>> begin Data lines

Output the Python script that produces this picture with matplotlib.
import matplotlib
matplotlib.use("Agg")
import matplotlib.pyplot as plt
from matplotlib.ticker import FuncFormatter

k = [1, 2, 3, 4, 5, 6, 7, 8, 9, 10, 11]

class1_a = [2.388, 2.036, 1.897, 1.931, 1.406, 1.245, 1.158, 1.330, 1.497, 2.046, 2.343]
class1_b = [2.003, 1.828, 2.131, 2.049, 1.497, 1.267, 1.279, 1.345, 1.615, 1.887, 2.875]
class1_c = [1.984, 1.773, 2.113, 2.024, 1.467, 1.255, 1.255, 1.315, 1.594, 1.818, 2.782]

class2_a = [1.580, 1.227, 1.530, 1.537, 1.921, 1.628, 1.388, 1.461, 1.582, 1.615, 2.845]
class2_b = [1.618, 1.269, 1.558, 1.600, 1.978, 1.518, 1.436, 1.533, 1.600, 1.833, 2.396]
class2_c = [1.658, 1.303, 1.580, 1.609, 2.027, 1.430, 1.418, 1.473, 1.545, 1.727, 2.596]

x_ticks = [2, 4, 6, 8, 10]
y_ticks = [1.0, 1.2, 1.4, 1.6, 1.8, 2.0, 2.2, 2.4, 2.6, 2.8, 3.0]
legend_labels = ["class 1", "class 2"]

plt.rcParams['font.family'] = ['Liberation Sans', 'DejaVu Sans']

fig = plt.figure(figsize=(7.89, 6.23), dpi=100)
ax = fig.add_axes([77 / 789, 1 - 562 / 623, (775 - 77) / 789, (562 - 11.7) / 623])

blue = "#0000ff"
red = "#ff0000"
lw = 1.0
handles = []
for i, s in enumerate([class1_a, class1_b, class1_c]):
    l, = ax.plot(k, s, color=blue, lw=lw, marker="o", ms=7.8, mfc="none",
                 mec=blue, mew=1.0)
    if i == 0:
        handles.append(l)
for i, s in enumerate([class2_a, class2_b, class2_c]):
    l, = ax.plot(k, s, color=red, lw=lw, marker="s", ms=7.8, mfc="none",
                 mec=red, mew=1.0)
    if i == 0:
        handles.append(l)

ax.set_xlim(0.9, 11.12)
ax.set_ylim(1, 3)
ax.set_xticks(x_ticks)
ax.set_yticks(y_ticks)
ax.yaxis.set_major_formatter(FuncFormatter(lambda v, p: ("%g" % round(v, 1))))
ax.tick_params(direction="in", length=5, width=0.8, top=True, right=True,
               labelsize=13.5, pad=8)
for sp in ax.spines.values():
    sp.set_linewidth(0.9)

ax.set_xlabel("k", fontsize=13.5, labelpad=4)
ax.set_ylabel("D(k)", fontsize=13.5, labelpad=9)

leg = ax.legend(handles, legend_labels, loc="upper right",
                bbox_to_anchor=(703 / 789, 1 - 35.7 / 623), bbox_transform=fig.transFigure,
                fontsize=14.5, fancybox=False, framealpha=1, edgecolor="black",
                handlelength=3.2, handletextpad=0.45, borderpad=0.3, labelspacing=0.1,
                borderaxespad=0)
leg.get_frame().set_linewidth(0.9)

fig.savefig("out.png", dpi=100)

>> end Data lines

## [To do]
Write out the full listing exactly as given.

## [Final result]
Output the Python script that produces this picture with matplotlib.
import matplotlib
matplotlib.use("Agg")
import matplotlib.pyplot as plt
from matplotlib.ticker import FuncFormatter

k = [1, 2, 3, 4, 5, 6, 7, 8, 9, 10, 11]

class1_a = [2.388, 2.036, 1.897, 1.931, 1.406, 1.245, 1.158, 1.330, 1.497, 2.046, 2.343]
class1_b = [2.003, 1.828, 2.131, 2.049, 1.497, 1.267, 1.279, 1.345, 1.615, 1.887, 2.875]
class1_c = [1.984, 1.773, 2.113, 2.024, 1.467, 1.255, 1.255, 1.315, 1.594, 1.818, 2.782]

class2_a = [1.580, 1.227, 1.530, 1.537, 1.921, 1.628, 1.388, 1.461, 1.582, 1.615, 2.845]
class2_b = [1.618, 1.269, 1.558, 1.600, 1.978, 1.518, 1.436, 1.533, 1.600, 1.833, 2.396]
class2_c = [1.658, 1.303, 1.580, 1.609, 2.027, 1.430, 1.418, 1.473, 1.545, 1.727, 2.596]

x_ticks = [2, 4, 6, 8, 10]
y_ticks = [1.0, 1.2, 1.4, 1.6, 1.8, 2.0, 2.2, 2.4, 2.6, 2.8, 3.0]
legend_labels = ["class 1", "class 2"]

plt.rcParams['font.family'] = ['Liberation Sans', 'DejaVu Sans']

fig = plt.figure(figsize=(7.89, 6.23), dpi=100)
ax = fig.add_axes([77 / 789, 1 - 562 / 623, (775 - 77) / 789, (562 - 11.7) / 623])

blue = "#0000ff"
red = "#ff0000"
lw = 1.0
handles = []
for i, s in enumerate([class1_a, class1_b, class1_c]):
    l, = ax.plot(k, s, color=blue, lw=lw, marker="o", ms=7.8, mfc="none",
                 mec=blue, mew=1.0)
    if i == 0:
        handles.append(l)
for i, s in enumerate([class2_a, class2_b, class2_c]):
    l, = ax.plot(k, s, color=red, lw=lw, marker="s", ms=7.8, mfc="none",
                 mec=red, mew=1.0)
    if i == 0:
        handles.append(l)

ax.set_xlim(0.9, 11.12)
ax.set_ylim(1, 3)
ax.set_xticks(x_ticks)
ax.set_yticks(y_ticks)
ax.yaxis.set_major_formatter(FuncFormatter(lambda v, p: ("%g" % round(v, 1))))
ax.tick_params(direction="in", length=5, width=0.8, top=True, right=True,
               labelsize=13.5, pad=8)
for sp in ax.spines.values():
    sp.set_linewidth(0.9)

ax.set_xlabel("k", fontsize=13.5, labelpad=4)
ax.set_ylabel("D(k)", fontsize=13.5, labelpad=9)

leg = ax.legend(handles, legend_labels, loc="upper right",
                bbox_to_anchor=(703 / 789, 1 - 35.7 / 623), bbox_transform=fig.transFigure,
                fontsize=14.5, fancybox=False, framealpha=1, edgecolor="black",
                handlelength=3.2, handletextpad=0.45, borderpad=0.3, labelspacing=0.1,
                borderaxespad=0)
leg.get_frame().set_linewidth(0.9)

fig.savefig("out.png", dpi=100)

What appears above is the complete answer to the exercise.